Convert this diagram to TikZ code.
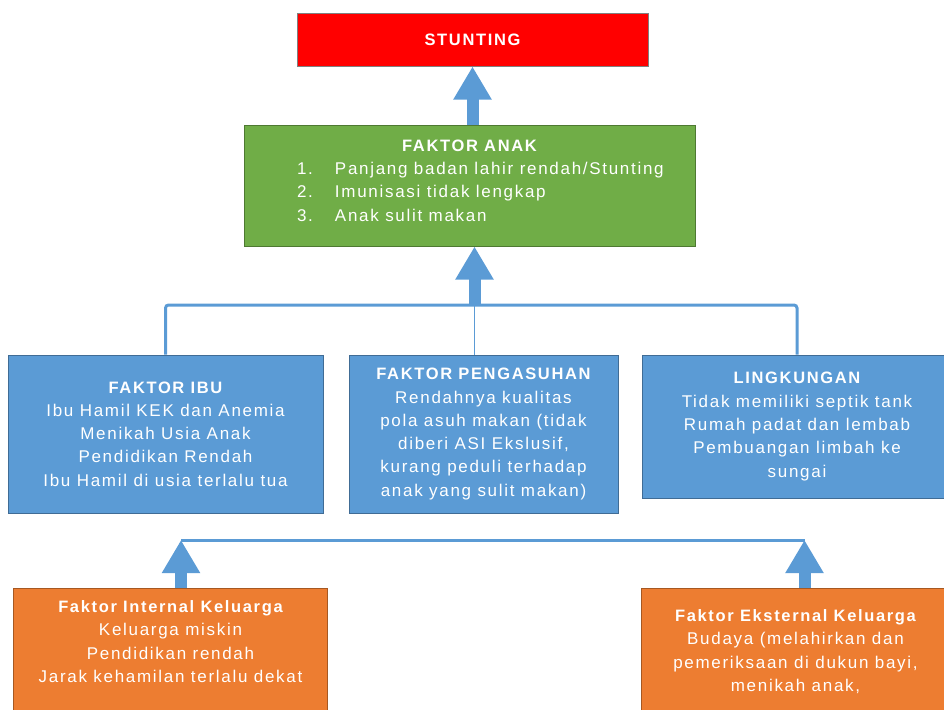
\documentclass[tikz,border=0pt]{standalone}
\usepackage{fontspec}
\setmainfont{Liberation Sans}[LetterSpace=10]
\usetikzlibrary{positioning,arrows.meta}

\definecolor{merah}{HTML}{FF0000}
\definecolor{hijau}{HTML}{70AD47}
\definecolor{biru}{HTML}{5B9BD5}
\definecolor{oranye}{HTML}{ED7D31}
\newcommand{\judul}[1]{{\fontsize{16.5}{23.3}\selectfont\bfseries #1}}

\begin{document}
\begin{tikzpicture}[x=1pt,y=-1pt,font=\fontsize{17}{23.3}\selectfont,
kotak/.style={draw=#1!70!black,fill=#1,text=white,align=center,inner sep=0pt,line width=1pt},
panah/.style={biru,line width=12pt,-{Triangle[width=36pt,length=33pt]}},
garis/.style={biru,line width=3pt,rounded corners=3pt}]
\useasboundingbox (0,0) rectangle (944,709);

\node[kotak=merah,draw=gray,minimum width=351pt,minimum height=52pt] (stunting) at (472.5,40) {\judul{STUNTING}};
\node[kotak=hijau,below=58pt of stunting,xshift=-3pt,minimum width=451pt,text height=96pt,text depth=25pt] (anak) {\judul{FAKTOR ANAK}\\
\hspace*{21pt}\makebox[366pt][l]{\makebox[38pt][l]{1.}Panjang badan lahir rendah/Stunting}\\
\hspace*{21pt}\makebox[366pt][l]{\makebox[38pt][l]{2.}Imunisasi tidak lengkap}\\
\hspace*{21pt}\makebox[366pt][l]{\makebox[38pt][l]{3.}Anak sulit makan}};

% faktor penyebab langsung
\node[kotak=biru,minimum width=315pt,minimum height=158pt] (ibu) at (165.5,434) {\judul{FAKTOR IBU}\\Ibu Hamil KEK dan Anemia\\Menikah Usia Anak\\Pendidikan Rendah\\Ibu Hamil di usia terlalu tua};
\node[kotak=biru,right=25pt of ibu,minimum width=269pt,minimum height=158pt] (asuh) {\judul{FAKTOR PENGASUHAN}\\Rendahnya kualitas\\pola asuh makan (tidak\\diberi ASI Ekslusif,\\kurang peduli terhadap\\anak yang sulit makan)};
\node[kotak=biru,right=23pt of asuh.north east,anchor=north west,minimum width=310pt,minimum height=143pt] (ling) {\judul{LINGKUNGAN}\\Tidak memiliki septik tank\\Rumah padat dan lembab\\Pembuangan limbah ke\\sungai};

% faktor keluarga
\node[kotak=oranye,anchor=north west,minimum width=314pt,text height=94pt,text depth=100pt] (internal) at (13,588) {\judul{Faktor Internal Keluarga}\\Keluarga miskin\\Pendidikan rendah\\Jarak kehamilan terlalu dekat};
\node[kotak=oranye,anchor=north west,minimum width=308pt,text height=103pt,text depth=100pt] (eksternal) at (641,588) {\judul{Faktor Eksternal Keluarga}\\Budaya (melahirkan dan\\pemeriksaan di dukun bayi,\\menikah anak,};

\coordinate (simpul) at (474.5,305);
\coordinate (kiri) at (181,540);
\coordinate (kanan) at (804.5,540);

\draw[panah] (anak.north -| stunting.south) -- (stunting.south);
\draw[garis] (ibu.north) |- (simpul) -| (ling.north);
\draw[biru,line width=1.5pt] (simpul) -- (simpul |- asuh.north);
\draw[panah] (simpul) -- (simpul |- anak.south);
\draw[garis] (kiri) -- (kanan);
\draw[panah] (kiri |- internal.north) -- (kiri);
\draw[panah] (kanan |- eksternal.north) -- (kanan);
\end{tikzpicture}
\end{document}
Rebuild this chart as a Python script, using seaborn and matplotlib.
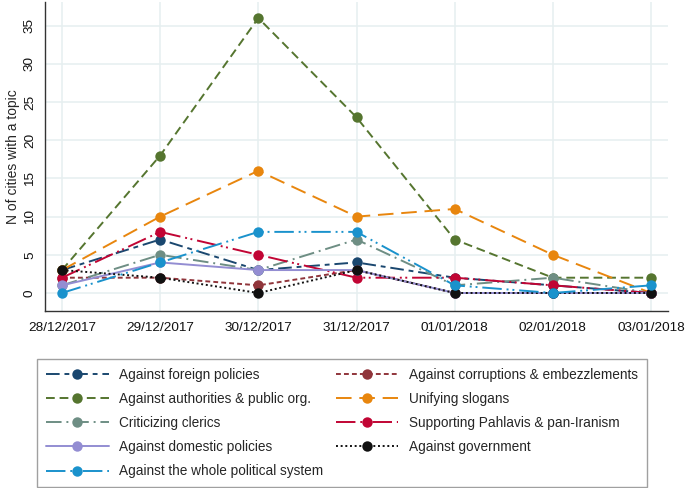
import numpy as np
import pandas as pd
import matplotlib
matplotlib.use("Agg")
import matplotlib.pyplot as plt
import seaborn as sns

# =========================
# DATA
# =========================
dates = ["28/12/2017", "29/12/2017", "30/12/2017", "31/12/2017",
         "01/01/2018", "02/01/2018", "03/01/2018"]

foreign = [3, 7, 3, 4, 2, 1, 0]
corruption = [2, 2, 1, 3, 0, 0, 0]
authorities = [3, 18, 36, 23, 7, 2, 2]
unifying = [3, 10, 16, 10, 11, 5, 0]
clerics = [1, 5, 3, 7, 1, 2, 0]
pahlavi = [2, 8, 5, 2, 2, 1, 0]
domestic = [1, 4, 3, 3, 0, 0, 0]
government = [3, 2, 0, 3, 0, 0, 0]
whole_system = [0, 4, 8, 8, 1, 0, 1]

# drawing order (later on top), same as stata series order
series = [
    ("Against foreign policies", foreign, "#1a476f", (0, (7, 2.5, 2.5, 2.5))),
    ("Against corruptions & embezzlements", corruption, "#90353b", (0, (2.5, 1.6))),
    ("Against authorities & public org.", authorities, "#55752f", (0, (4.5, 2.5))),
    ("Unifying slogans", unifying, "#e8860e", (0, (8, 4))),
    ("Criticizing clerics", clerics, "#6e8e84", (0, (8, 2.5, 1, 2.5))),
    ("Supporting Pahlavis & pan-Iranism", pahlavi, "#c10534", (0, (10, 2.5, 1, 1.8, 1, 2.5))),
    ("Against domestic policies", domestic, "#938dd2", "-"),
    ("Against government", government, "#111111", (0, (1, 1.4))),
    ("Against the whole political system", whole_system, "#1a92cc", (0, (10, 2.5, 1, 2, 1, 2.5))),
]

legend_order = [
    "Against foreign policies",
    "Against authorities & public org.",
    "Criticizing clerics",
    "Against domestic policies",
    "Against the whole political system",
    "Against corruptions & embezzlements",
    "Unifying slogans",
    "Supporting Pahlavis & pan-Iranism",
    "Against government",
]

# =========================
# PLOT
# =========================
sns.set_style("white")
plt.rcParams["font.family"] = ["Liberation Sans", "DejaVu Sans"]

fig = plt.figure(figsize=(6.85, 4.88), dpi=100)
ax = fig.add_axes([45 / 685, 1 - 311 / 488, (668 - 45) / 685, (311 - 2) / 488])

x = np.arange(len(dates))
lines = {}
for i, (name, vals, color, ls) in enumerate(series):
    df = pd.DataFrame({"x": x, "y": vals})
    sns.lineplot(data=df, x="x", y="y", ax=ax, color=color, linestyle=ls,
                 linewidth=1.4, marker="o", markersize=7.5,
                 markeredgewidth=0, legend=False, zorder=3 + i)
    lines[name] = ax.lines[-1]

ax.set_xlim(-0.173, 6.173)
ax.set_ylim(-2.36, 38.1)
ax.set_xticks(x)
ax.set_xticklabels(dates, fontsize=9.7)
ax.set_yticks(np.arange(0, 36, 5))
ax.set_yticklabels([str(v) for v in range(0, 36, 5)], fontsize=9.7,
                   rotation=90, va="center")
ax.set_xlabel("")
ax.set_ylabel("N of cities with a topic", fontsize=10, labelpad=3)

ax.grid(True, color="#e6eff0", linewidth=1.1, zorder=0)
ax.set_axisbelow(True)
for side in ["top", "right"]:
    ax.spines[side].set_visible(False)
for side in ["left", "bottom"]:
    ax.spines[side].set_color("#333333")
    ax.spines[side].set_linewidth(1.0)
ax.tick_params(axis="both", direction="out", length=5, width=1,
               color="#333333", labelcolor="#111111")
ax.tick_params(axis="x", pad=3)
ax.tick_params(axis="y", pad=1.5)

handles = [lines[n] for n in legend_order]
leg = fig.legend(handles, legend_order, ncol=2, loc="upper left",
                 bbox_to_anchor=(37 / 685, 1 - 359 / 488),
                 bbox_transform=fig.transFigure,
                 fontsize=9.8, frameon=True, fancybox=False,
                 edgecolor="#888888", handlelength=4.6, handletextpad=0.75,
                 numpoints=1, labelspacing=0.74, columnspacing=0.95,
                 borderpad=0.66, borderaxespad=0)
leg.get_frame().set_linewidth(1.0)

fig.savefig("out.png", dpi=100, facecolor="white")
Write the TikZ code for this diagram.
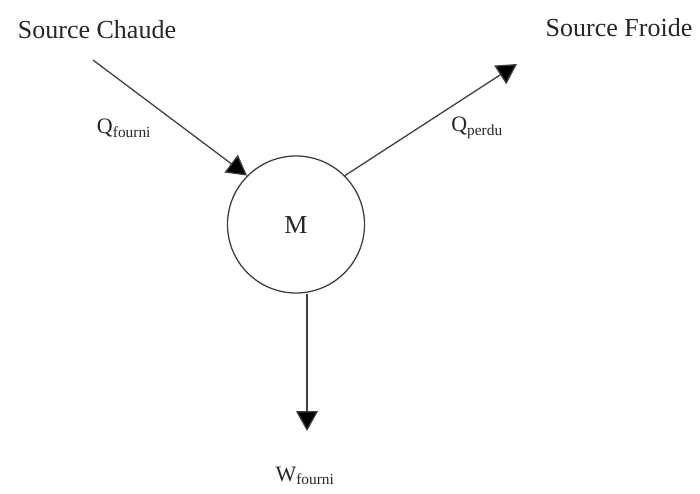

◆ ◆ ◆ ◆ ◆

WHAT THE EXERCISE ASKS
Only the lines from the start of the entries above to the line containing "(0,0) rectangle (944,709);" are to be given again, exactly and with both ends included; pictures are excluded.

FINISHED TASK
Convert this diagram to TikZ code.
\documentclass[tikz,border=0pt]{standalone}
\usepackage{fontspec}
\setmainfont{Liberation Sans}[LetterSpace=10]
\usetikzlibrary{positioning,arrows.meta}

\definecolor{merah}{HTML}{FF0000}
\definecolor{hijau}{HTML}{70AD47}
\definecolor{biru}{HTML}{5B9BD5}
\definecolor{oranye}{HTML}{ED7D31}
\newcommand{\judul}[1]{{\fontsize{16.5}{23.3}\selectfont\bfseries #1}}

\begin{document}
\begin{tikzpicture}[x=1pt,y=-1pt,font=\fontsize{17}{23.3}\selectfont,
kotak/.style={draw=#1!70!black,fill=#1,text=white,align=center,inner sep=0pt,line width=1pt},
panah/.style={biru,line width=12pt,-{Triangle[width=36pt,length=33pt]}},
garis/.style={biru,line width=3pt,rounded corners=3pt}]
\useasboundingbox (0,0) rectangle (944,709);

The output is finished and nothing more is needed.